Probability calculation in binomial scenarios involves determining the likelihood of a certain number of successes. By using the binomial distribution formula, you identify how likely a specific outcome is compared to all possible outcomes.

Consider two examples:

• For the accounting graduates, we want the probability that 2 out of 15 select public accounting. Here, \(p = 0.23\), \(n = 15\), and \(k = 2\). Use the combinations formula and the binomial formula.
• For the telemarketer’s calls, you may calculate probabilities for various outcomes like making exactly four sales, no sales, or precisely two sales in the two-hour period using \(p = 0.30\) and \(n = 12\).

This step-by-step application of the formula reveals how likely particular results are within predefined trials.

The mean of a binomial distribution represents the expected number of successes over many trials. It is calculated as the product of the number of trials and the probability of success in each trial. For a binomial distribution, the mean \(\mu\) is expressed as:
\[ \mu = np \]
In the telemarketer's case, with 12 calls and a success probability of 0.30, the mean number of sales expected is \(3.6\). This tells us that, on average, you can expect about 3-4 sales in every two-hour period if similar conditions are maintained.

Understanding the mean is crucial, as it provides a central tendency around which the distribution of values hovers. It serves as a critical benchmark in comparing actual outcomes to theoretical expectations.
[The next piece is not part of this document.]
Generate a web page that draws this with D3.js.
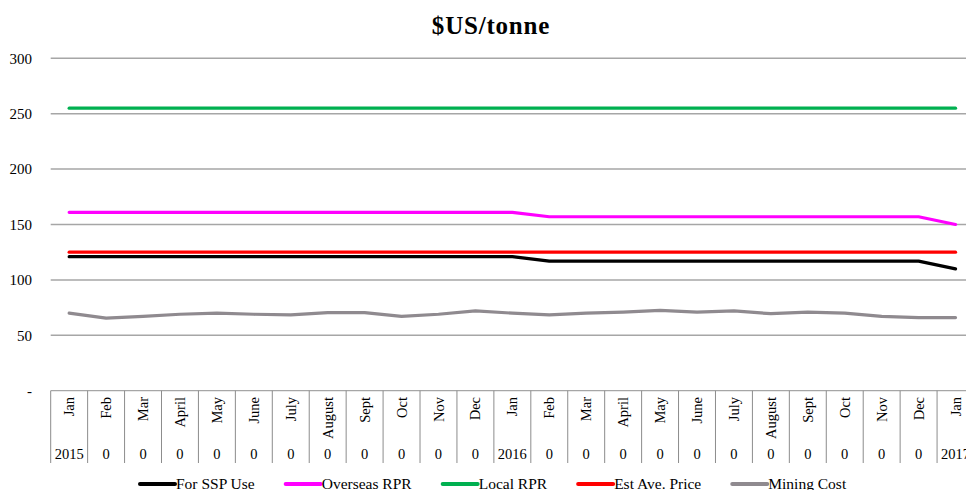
<!DOCTYPE html>
<html>
<head>
<meta charset="utf-8">
<script src="https://cdn.jsdelivr.net/npm/d3@7"></script>
<style>
  html, body { margin: 0; padding: 0; background: #fff; }
  svg text { font-family: "Liberation Serif", "DejaVu Serif", serif; }
</style>
</head>
<body>
<svg id="chart" width="966" height="490" font-family="Liberation Serif, DejaVu Serif, serif"></svg>
<script>
// Monthly category labels (two-level axis: month, then year row)
const months = ["Jan","Feb","Mar","April","May","June","July","August","Sept","Oct","Nov","Dec",
                "Jan","Feb","Mar","April","May","June","July","August","Sept","Oct","Nov","Dec","Jan"];
const years = ["2015","0","0","0","0","0","0","0","0","0","0","0",
               "2016","0","0","0","0","0","0","0","0","0","0","0","2017"];

// Price series, $US/tonne
const forSSPUse    = [121,121,121,121,121,121,121,121,121,121,121,121,121,117,117,117,117,117,117,117,117,117,117,117,110];
const overseasRPR  = [161,161,161,161,161,161,161,161,161,161,161,161,161,157,157,157,157,157,157,157,157,157,157,157,150];
const localRPR     = [255,255,255,255,255,255,255,255,255,255,255,255,255,255,255,255,255,255,255,255,255,255,255,255,255];
const estAvePrice  = [125,125,125,125,125,125,125,125,125,125,125,125,125,125,125,125,125,125,125,125,125,125,125,125,125];
const miningCost   = [70,65.5,67,69,70,69,68.5,70.5,70.5,67,69,72,70,68.5,70,71,72.5,71,72,69.5,71,70,67,66,66];

const yTicks = [0,50,100,150,200,250,300];
const yTickLabels = ["-","50","100","150","200","250","300"];

const seriesNames  = ["For SSP Use","Overseas RPR","Local RPR","Est Ave. Price","Mining Cost"];
const seriesColors = ["#000000","#ff00ff","#00b050","#ff0000","#8f8a8f"];
const seriesData   = [forSSPUse, overseasRPR, localRPR, estAvePrice, miningCost];

const FONT = "Liberation Serif, DejaVu Serif, serif";
const svg = d3.select("#chart");

const plotLeft = 50.7, plotRight = 974;
const x = d3.scaleBand().domain(d3.range(months.length)).range([plotLeft, plotRight]).paddingInner(0).paddingOuter(0);
const y = d3.scaleLinear().domain([0, 300]).range([390.7, 58.3]);
const cx = i => x(i) + x.bandwidth() / 2;

// Title
svg.append("text")
  .attr("x", 491).attr("y", 34)
  .attr("text-anchor", "middle")
  .attr("font-family", FONT)
  .attr("font-weight", "bold")
  .attr("font-size", 25)
  .attr("letter-spacing", 0.8)
  .text("$US/tonne");

// Horizontal gridlines
svg.append("g")
  .selectAll("line")
  .data(yTicks.filter(t => t > 0))
  .join("line")
  .attr("x1", plotLeft).attr("x2", 966)
  .attr("y1", d => y(d)).attr("y2", d => y(d))
  .attr("stroke", "#a6a6a6").attr("stroke-width", 1.5);

// Y axis tick labels
const yAxis = d3.axisLeft(y).tickValues(yTicks).tickFormat((d, i) => yTickLabels[i]).tickSize(0).tickPadding(0);
const yg = svg.append("g").attr("transform", "translate(32,0)").call(yAxis);
yg.attr("font-family", FONT).attr("font-size", 15);
yg.select(".domain").remove();
yg.selectAll("text").attr("fill", "#000");

// Category axis baseline
svg.append("line")
  .attr("x1", plotLeft).attr("x2", 966)
  .attr("y1", y(0)).attr("y2", y(0))
  .attr("stroke", "#a6a6a6").attr("stroke-width", 1.2);

// Category table separators
const tableTop = y(0), tableBottom = 463;
svg.append("g")
  .selectAll("line")
  .data(d3.range(months.length + 1))
  .join("line")
  .attr("x1", i => i < months.length ? x(i) : plotRight)
  .attr("x2", i => i < months.length ? x(i) : plotRight)
  .attr("y1", tableTop).attr("y2", tableBottom)
  .attr("stroke", "#8c8c8c").attr("stroke-width", 1);

// Month labels (rotated)
svg.append("g")
  .attr("font-family", FONT)
  .selectAll("text")
  .data(months)
  .join("text")
  .attr("transform", (d, i) => `translate(${cx(i)},397) rotate(-90)`)
  .attr("text-anchor", "end")
  .attr("dy", "0.35em")
  .attr("font-size", 14.5)
  .text(d => d);

// Year row labels
svg.append("g")
  .attr("font-family", FONT)
  .selectAll("text")
  .data(years)
  .join("text")
  .attr("x", (d, i) => cx(i))
  .attr("y", 459)
  .attr("text-anchor", "middle")
  .attr("font-size", 14.5)
  .text(d => d);

// Series lines
const line = d3.line().x((d, i) => cx(i)).y(d => y(d));
const drawOrder = [4, 2, 1, 0, 3];
svg.append("g")
  .selectAll("path")
  .data(drawOrder)
  .join("path")
  .attr("d", k => line(seriesData[k]))
  .attr("fill", "none")
  .attr("stroke", k => seriesColors[k])
  .attr("stroke-width", 3.2)
  .attr("stroke-linejoin", "round")
  .attr("stroke-linecap", "round");

// Legend
const legend = svg.append("g").attr("font-family", FONT);
let lx = 140;
seriesNames.forEach((name, k) => {
  legend.append("line")
    .attr("x1", lx).attr("x2", lx + 35)
    .attr("y1", 484).attr("y2", 484)
    .attr("stroke", seriesColors[k]).attr("stroke-width", 4).attr("stroke-linecap", "round");
  const t = legend.append("text")
    .attr("x", lx + 36).attr("y", 488.5)
    .attr("font-size", 15.5)
    .text(name);
  lx += 36 + t.node().getComputedTextLength() + 31;
});
</script>
</body>
</html>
Statistical analysis using binomial distribution involves evaluating data from experiments or surveys to validate assumptions about probabilities and outcomes.

Consider the telemarketing example:

• By calculating probabilities for different sales outcomes, telemarketers can adapt strategies to increase sales efficiency. They can evaluate which assumptions about their selling rate are credible, based on statistical results.
• Similarly, analyzing the choice of public accounting among graduates provides insights into trends and preferences within that professional community.

Statistical analysis doesn't just estimate values but offers an in-depth understanding of patterns. By reviewing how often certain outcomes occur, predictions about future events become more informed, allowing practical decisions to be made. Such analysis helps form a comprehensive understanding of data and supports strategic actions in real-world applications.